What's the role of the CISO in this transformation?

The CISO's role is to be the primary champion and strategist. They must secure executive buy-in, develop the multi-year roadmap, select the right technology partners, and drive the necessary cultural changes across IT and the business.

Can this help with compliance?

Yes. A Zero Trust architecture provides a much stronger and more auditable set of controls for protecting sensitive data, which can be a huge help in meeting compliance requirements for regulations like GDPR, PCI-DSS, and the DPDPA.

What is a "security data lake"?

A security data lake is a centralized repository for storing the massive quantities of security telemetry needed to train and operate an effective AI decision engine. It's the foundation of an XDR platform.

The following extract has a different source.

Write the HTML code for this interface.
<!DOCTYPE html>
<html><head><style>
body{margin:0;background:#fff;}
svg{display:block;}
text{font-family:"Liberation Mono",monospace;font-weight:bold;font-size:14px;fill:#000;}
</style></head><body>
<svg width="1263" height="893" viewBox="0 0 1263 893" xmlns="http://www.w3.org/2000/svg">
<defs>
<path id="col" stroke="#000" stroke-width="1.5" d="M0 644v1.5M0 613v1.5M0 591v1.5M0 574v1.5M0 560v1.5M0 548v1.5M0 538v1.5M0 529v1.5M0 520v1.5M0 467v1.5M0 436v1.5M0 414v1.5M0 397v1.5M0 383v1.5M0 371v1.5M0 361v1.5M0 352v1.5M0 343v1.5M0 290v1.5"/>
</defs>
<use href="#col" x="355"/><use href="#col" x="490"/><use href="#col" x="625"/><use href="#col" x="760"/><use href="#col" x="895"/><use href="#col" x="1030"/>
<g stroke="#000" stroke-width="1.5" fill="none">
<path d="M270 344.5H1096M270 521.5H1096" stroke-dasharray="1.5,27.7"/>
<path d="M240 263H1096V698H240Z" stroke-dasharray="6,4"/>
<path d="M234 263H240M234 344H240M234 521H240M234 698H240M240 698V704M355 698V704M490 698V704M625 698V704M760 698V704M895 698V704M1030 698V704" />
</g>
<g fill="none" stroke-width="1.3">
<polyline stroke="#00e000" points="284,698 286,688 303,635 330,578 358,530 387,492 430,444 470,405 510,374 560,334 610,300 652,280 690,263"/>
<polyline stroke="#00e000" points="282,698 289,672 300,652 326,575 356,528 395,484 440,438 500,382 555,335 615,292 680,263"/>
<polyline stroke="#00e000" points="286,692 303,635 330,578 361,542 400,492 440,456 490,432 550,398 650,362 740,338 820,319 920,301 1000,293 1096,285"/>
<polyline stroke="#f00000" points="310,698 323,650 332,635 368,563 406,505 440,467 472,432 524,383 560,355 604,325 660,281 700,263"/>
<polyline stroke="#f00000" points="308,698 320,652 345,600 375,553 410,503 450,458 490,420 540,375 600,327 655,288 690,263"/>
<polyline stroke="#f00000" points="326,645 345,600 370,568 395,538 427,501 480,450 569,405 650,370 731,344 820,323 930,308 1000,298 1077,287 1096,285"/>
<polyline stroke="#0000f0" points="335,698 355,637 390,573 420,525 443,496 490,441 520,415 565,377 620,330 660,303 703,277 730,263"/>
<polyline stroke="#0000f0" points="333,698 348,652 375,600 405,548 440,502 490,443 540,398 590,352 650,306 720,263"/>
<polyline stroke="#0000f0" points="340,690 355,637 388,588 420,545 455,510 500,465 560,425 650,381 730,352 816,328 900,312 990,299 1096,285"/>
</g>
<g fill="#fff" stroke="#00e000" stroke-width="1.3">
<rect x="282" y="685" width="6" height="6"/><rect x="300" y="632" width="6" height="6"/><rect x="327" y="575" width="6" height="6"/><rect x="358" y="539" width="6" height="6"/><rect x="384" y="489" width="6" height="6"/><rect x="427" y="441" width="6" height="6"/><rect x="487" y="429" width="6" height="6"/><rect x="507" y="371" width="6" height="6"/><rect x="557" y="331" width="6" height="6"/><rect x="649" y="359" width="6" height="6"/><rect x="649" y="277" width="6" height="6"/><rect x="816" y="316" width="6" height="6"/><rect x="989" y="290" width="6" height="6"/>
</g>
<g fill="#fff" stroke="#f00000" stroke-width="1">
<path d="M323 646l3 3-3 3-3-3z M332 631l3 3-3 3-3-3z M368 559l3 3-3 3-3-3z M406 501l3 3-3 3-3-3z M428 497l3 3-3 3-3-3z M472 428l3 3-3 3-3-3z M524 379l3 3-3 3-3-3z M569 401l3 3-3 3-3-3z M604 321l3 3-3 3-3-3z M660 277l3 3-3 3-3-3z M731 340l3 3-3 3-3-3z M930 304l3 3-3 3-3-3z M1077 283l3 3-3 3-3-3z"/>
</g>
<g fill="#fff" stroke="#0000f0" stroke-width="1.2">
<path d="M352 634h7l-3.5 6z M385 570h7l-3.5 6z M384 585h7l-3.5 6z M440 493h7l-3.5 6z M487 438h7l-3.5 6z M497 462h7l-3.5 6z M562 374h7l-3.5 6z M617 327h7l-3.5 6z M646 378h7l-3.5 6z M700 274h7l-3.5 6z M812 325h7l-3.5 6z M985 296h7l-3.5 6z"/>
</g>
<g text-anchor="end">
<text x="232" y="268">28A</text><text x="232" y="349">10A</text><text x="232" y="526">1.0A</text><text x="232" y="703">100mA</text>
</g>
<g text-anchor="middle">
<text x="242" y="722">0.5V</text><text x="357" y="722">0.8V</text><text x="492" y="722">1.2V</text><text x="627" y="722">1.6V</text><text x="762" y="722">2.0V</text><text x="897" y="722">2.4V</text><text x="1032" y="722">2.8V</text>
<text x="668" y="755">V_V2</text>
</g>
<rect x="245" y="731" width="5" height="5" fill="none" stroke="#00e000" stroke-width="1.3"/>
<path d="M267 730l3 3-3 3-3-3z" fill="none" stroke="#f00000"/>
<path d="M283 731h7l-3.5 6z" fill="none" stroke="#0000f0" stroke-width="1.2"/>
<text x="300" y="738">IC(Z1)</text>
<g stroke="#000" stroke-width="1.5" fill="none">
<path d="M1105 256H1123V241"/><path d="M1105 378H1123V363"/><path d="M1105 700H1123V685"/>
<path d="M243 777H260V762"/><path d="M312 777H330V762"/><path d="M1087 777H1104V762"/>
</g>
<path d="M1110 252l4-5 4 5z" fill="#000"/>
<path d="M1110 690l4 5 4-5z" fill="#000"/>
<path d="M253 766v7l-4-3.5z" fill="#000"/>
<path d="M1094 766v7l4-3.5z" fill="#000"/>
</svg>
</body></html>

Does this eliminate the need for a SOC?

No, it changes the role of the SOC. It automates the low-level, repetitive decision-making, allowing the human SOC analysts to focus on higher-level tasks like threat hunting, managing the AI's performance, and responding to the most complex, escalated incidents.

What is a "step-up" authentication?

This is an adaptive response where, if a user's risk score increases moderately, the system doesn't block them completely but instead requires them to provide an additional factor of authentication (like another MFA prompt) to continue their session.

What is "Causal AI"?

Causal AI is the next frontier of AI that aims to understand the cause-and-effect relationships in data, not just correlations. In the future, it will allow a Zero Trust engine to make even more intelligent decisions based on an understanding of an adversary's likely intent.

What is the most important prerequisite for this strategy?

The single most important prerequisite is a strong foundation in Identity and Access Management (IAM). Without the ability to reliably know who a user is (authentication), you cannot make an intelligent decision about *what* they should be allowed to do (authorization).